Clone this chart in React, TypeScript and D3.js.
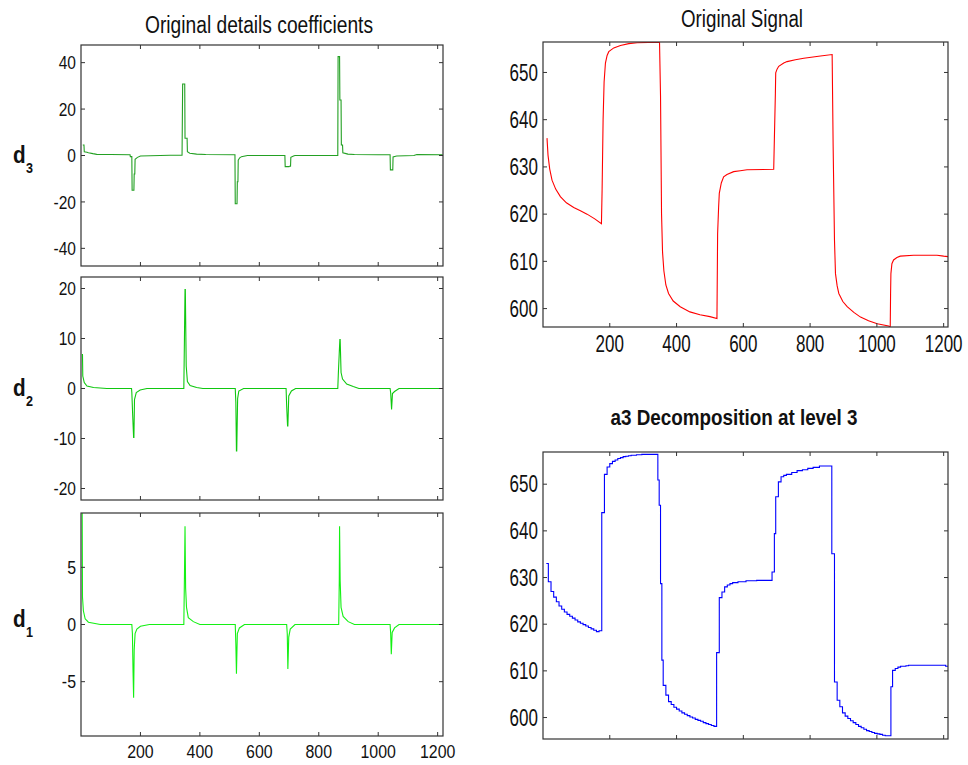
import React from "react";
import * as d3 from "d3";

type Pt = [number, number];

// Tick values
const sampleTicks = [200, 400, 600, 800, 1000, 1200];
const d3Ticks = [-40, -20, 0, 20, 40];
const d2Ticks = [-20, -10, 0, 10, 20];
const d1Ticks = [-5, 0, 5];
const levelTicks = [600, 610, 620, 630, 640, 650];

// Original signal: [sample index, value]
const signalPts: Pt[] = [
  [12, 636.1], [15, 632.5], [20, 629.6], [27, 627.2], [38, 625.3], [52, 623.7],
  [70, 622.4], [92, 621.4], [112, 620.7], [132, 620.0], [155, 619.0], [175, 618.0],
  [177, 625.0], [180, 640.0], [183, 648.0], [187, 652.0], [192, 653.6], [197, 654.4],
  [212, 655.2], [232, 655.7], [257, 656.1], [282, 656.3], [349, 656.4], [352, 645.0],
  [355, 620.2], [358, 612.0], [362, 608.0], [368, 605.0], [376, 603.2], [390, 601.6],
  [411, 600.4], [440, 599.3], [470, 598.7], [500, 598.3], [521, 597.9], [523, 615.9],
  [526, 621.5], [528, 624.4], [534, 626.6], [541, 627.9], [551, 628.4], [571, 629.0],
  [591, 629.2], [611, 629.4], [691, 629.5], [693, 636.0], [696, 645.6], [697, 649.9],
  [701, 650.7], [706, 651.3], [721, 652.0], [731, 652.3], [756, 652.7], [781, 653.0],
  [831, 653.5], [866, 653.8], [869, 634.3], [873, 614.5], [876, 607.4], [881, 604.8],
  [886, 603.2], [898, 601.5], [911, 600.4], [931, 599.2], [951, 598.2], [975, 597.4],
  [1001, 596.8], [1035, 596.3], [1040, 596.1], [1041, 603.0], [1042, 607.4], [1045, 609.5],
  [1050, 610.3], [1060, 610.8], [1070, 611.1], [1110, 611.3], [1180, 611.3], [1200, 611.1],
  [1213, 611.0],
];

// Level-3 approximation: piecewise-constant, [start sample, value]
const approxPts: Pt[] = [
  [10, 633.0], [16, 629.1], [24, 627.0], [32, 625.8], [40, 624.8], [48, 623.9],
  [56, 623.2], [64, 622.6], [72, 622.1], [80, 621.7], [88, 621.3], [96, 620.9],
  [104, 620.5], [112, 620.2], [120, 619.9], [128, 619.6], [136, 619.3], [144, 619.0],
  [152, 618.7], [160, 618.4], [168, 618.6], [176, 643.9], [184, 652.1], [192, 653.7],
  [200, 654.4], [208, 654.9], [216, 655.2], [224, 655.5], [232, 655.7], [240, 655.9],
  [248, 656.0], [256, 656.1], [264, 656.2], [280, 656.3], [296, 656.4], [344, 650.9],
  [348, 645.5], [352, 628.7], [356, 612.3], [360, 606.9], [368, 604.8], [376, 603.4],
  [384, 602.8], [392, 602.2], [400, 601.8], [408, 601.4], [416, 601.0], [424, 600.7],
  [432, 600.4], [440, 600.1], [448, 599.9], [456, 599.6], [464, 599.4], [472, 599.2],
  [480, 598.9], [488, 598.7], [496, 598.5], [504, 598.3], [512, 598.1], [520, 613.9],
  [528, 625.7], [536, 626.9], [544, 628.0], [552, 628.4], [560, 628.7], [568, 628.9],
  [584, 629.1], [608, 629.3], [640, 629.4], [686, 631.2], [693, 639.4], [697, 647.3],
  [705, 650.5], [713, 651.6], [721, 651.9], [729, 652.1], [745, 652.5], [761, 652.9],
  [777, 653.1], [793, 653.4], [809, 653.6], [828, 653.9], [865, 635.1], [873, 607.6],
  [881, 603.7], [889, 602.3], [897, 601.0], [905, 600.3], [913, 599.8], [921, 599.3],
  [929, 598.9], [937, 598.5], [945, 598.1], [953, 597.8], [961, 597.5], [969, 597.2],
  [977, 597.0], [985, 596.8], [993, 596.6], [1001, 596.5], [1009, 596.4], [1017, 596.2],
  [1025, 596.1], [1042, 606.6], [1047, 610.1], [1055, 610.5], [1063, 610.8], [1071, 611.0],
  [1087, 611.1], [1095, 611.2], [1206, 611.0], [1213, 611.0],
];

// Detail coefficients, level 3
const d3Pts: Pt[] = [
  [6, 4.5], [10, 4.5], [11, 1.6], [20, 1.4], [25, 1.2], [40, 0.8], [53, 0.5], [100, 0.4],
  [165, 0.3], [166, -0.5], [171, -0.5], [172, -15.0], [178, -15.0], [179, -8.0], [181, -8.0],
  [182, -1.6], [190, -0.8], [200, -0.2], [300, 0.1], [340, 0.1], [341, 15.3], [342, 30.8],
  [349, 30.8], [350, 7.4], [357, 7.4], [358, 1.6], [366, 1.0], [389, 0.6], [420, 0.4],
  [518, 0.3], [519, -20.8], [525, -20.8], [526, -11.3], [528, -11.3], [529, -2.0], [534, -1.0],
  [540, -0.5], [560, 0.0], [686, 0.0], [687, -4.8], [700, -4.8], [701, -4.6], [705, -4.6],
  [706, -0.8], [715, -0.2], [720, 0.0], [864, 0.0], [865, 42.6], [870, 42.6], [871, 23.9],
  [875, 23.9], [876, 4.5], [880, 4.5], [881, 1.2], [898, 0.6], [920, 0.4], [1000, 0.3],
  [1040, 0.3], [1041, -6.2], [1049, -6.2], [1050, -0.6], [1062, -0.2], [1120, 0.0],
  [1130, 0.4], [1217, 0.3],
];

// Detail coefficients, level 2
const d2Pts: Pt[] = [
  [3, 6.8], [5, 6.8], [6, 2.5], [11, 1.2], [20, 0.5], [42, 0.2], [87, 0.0], [170, 0.0],
  [171, -0.8], [174, -5.5], [177, -9.8], [178, -9.8], [180, -2.2], [186, -0.8], [199, -0.3],
  [222, 0.0], [346, 0.0], [348, 9.8], [350, 19.8], [351, 19.8], [354, 4.5], [358, 1.4],
  [367, 0.6], [389, 0.2], [410, 0.0], [519, 0.0], [521, -2.8], [523, -12.5], [524, -12.5],
  [527, -2.0], [531, -0.5], [547, 0.0], [690, 0.0], [692, -3.5], [695, -7.5], [696, -7.5],
  [699, -1.5], [708, -0.5], [722, 0.0], [864, 0.0], [866, 3.2], [869, 7.2], [871, 9.8],
  [872, 9.8], [875, 3.2], [880, 1.9], [894, 0.9], [916, 0.4], [935, 0.0], [1040, 0.0],
  [1042, -0.9], [1045, -4.2], [1048, -1.0], [1055, -0.6], [1070, 0.0], [1218, 0.0],
];

// Detail coefficients, level 1
const d1Pts: Pt[] = [
  [3, 9.7], [4, 9.7], [5, 2.4], [8, 1.2], [14, 0.5], [25, 0.2], [65, 0.0], [171, 0.0],
  [173, -0.8], [175, -4.0], [177, -6.4], [179, -2.2], [182, -0.8], [188, -0.4], [200, -0.15],
  [230, 0.0], [346, 0.0], [348, 4.1], [350, 8.6], [352, 3.2], [355, 1.5], [361, 0.6],
  [378, 0.25], [400, 0.0], [519, 0.0], [521, -1.7], [523, -4.3], [526, -0.8], [533, -0.3],
  [550, 0.0], [692, 0.0], [694, -0.8], [696, -3.9], [699, -1.1], [704, -0.4], [720, 0.0],
  [867, 0.0], [869, 3.8], [870, 8.6], [872, 3.8], [875, 1.5], [882, 0.7], [899, 0.25],
  [920, 0.0], [1040, 0.0], [1042, -0.8], [1044, -2.6], [1047, -0.7], [1055, -0.3],
  [1070, 0.0], [1218, 0.0],
];

const FONT = "'Liberation Sans', Arial, Helvetica, sans-serif";
const FRAME = "#333333";

interface PanelProps {
  id: string;
  box: { l: number; r: number; t: number; b: number };
  xDomain: [number, number];
  yDomain: [number, number];
  yTicks: number[];
  pts: Pt[];
  color: string;
  stepped?: boolean;
  xLabels?: boolean;
  fontSize: number;
  squeeze: number;
  xLabelBaseline?: number;
}

function Panel(p: PanelProps) {
  const { box } = p;
  const x = d3.scaleLinear().domain(p.xDomain).range([box.l, box.r]);
  const y = d3.scaleLinear().domain(p.yDomain).range([box.b, box.t]);
  const line = d3
    .line<Pt>()
    .x((d) => x(d[0]))
    .y((d) => y(d[1]))
    .curve(p.stepped ? d3.curveStepAfter : d3.curveLinear);
  const tl = 4;
  return (
    <g>
      <defs>
        <clipPath id={p.id}>
          <rect x={box.l} y={box.t} width={box.r - box.l} height={box.b - box.t} />
        </clipPath>
      </defs>
      <path
        d={line(p.pts) ?? ""}
        fill="none"
        stroke={p.color}
        strokeWidth={1.1}
        clipPath={`url(#${p.id})`}
      />
      <rect
        x={box.l}
        y={box.t}
        width={box.r - box.l}
        height={box.b - box.t}
        fill="none"
        stroke={FRAME}
        strokeWidth={1.2}
      />
      {sampleTicks.map((v) => (
        <g key={`xt${v}`} stroke={FRAME} strokeWidth={1}>
          <line x1={x(v)} x2={x(v)} y1={box.b} y2={box.b - tl} />
          <line x1={x(v)} x2={x(v)} y1={box.t} y2={box.t + tl} />
        </g>
      ))}
      {p.yTicks.map((v) => (
        <g key={`yt${v}`} stroke={FRAME} strokeWidth={1}>
          <line x1={box.l} x2={box.l + tl} y1={y(v)} y2={y(v)} />
          <line x1={box.r} x2={box.r - tl} y1={y(v)} y2={y(v)} />
        </g>
      ))}
      {p.yTicks.map((v) => (
        <text
          key={`yl${v}`}
          transform={`translate(${box.l - 5},${y(v)}) scale(${p.squeeze},1)`}
          dy="0.36em"
          textAnchor="end"
          fontFamily={FONT}
          fontSize={p.fontSize}
          fill="#111"
        >
          {String(v)}
        </text>
      ))}
      {p.xLabels &&
        sampleTicks.map((v) => (
          <text
            key={`xl${v}`}
            transform={`translate(${x(v)},${p.xLabelBaseline}) scale(${p.squeeze},1)`}
            textAnchor="middle"
            fontFamily={FONT}
            fontSize={p.fontSize}
            fill="#111"
          >
            {String(v)}
          </text>
        ))}
    </g>
  );
}

function LevelLabel({ level, baseline }: { level: number; baseline: number }) {
  return (
    <g fontFamily={FONT} fontWeight="bold" fill="#111">
      <text transform={`translate(13,${baseline}) scale(0.9,1)`} fontSize={23}>
        d
      </text>
      <text transform={`translate(26,${baseline + 10}) scale(0.9,1)`} fontSize={14}>
        {String(level)}
      </text>
    </g>
  );
}

export default function App() {
  const leftX: [number, number] = [0, 1218];
  const rightX: [number, number] = [0, 1213];
  return (
    <svg
      width={968}
      height={765}
      viewBox="0 0 968 765"
      style={{ position: "absolute", left: 0, top: 0, background: "#fff" }}
    >
      <rect x={0} y={0} width={968} height={765} fill="#fff" />

      <text
        x={259}
        y={33}
        textAnchor="middle"
        fontFamily={FONT}
        fontSize={23}
        textLength={228}
        lengthAdjust="spacingAndGlyphs"
        fill="#111"
      >
        Original details coefficients
      </text>
      <text
        x={742}
        y={26.5}
        textAnchor="middle"
        fontFamily={FONT}
        fontSize={23}
        textLength={122}
        lengthAdjust="spacingAndGlyphs"
        fill="#111"
      >
        Original Signal
      </text>
      <text
        x={734}
        y={425}
        textAnchor="middle"
        fontFamily={FONT}
        fontWeight="bold"
        fontSize={22}
        textLength={247}
        lengthAdjust="spacingAndGlyphs"
        fill="#111"
      >
        a3 Decomposition at level 3
      </text>

      <Panel
        id="clip-d3"
        box={{ l: 81, r: 443, t: 45, b: 266 }}
        xDomain={leftX}
        yDomain={[-47.6, 47.6]}
        yTicks={d3Ticks}
        pts={d3Pts}
        color="#23a023"
        fontSize={18.5}
        squeeze={0.84}
      />
      <Panel
        id="clip-d2"
        box={{ l: 81, r: 443, t: 277, b: 500 }}
        xDomain={leftX}
        yDomain={[-22.3, 22.3]}
        yTicks={d2Ticks}
        pts={d2Pts}
        color="#0fc80f"
        fontSize={18.5}
        squeeze={0.84}
      />
      <Panel
        id="clip-d1"
        box={{ l: 81, r: 443, t: 513, b: 736 }}
        xDomain={leftX}
        yDomain={[-9.75, 9.75]}
        yTicks={d1Ticks}
        pts={d1Pts}
        color="#14f014"
        fontSize={18.5}
        squeeze={0.86}
        xLabels
        xLabelBaseline={758}
      />
      <Panel
        id="clip-sig"
        box={{ l: 543, r: 948, t: 42, b: 327 }}
        xDomain={rightX}
        yDomain={[596.1, 656.45]}
        yTicks={levelTicks}
        pts={signalPts}
        color="#ff0000"
        fontSize={23}
        squeeze={0.74}
        xLabels
        xLabelBaseline={351.5}
      />
      <Panel
        id="clip-a3"
        box={{ l: 543, r: 948, t: 452, b: 739 }}
        xDomain={rightX}
        yDomain={[595.4, 656.9]}
        yTicks={levelTicks}
        pts={approxPts}
        color="#0000ff"
        stepped
        fontSize={23}
        squeeze={0.74}
      />

      <LevelLabel level={3} baseline={163} />
      <LevelLabel level={2} baseline={396} />
      <LevelLabel level={1} baseline={627} />
    </svg>
  );
}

:: WHAT YOU HAVE TO DO ::
Take the lines from the start of the material to the line with "type Pt = [number, number];", both included, and transcribe them exactly without the pictures.

:: RIGHT ANSWER ::
Clone this chart in React, TypeScript and D3.js.
import React from "react";
import * as d3 from "d3";

type Pt = [number, number];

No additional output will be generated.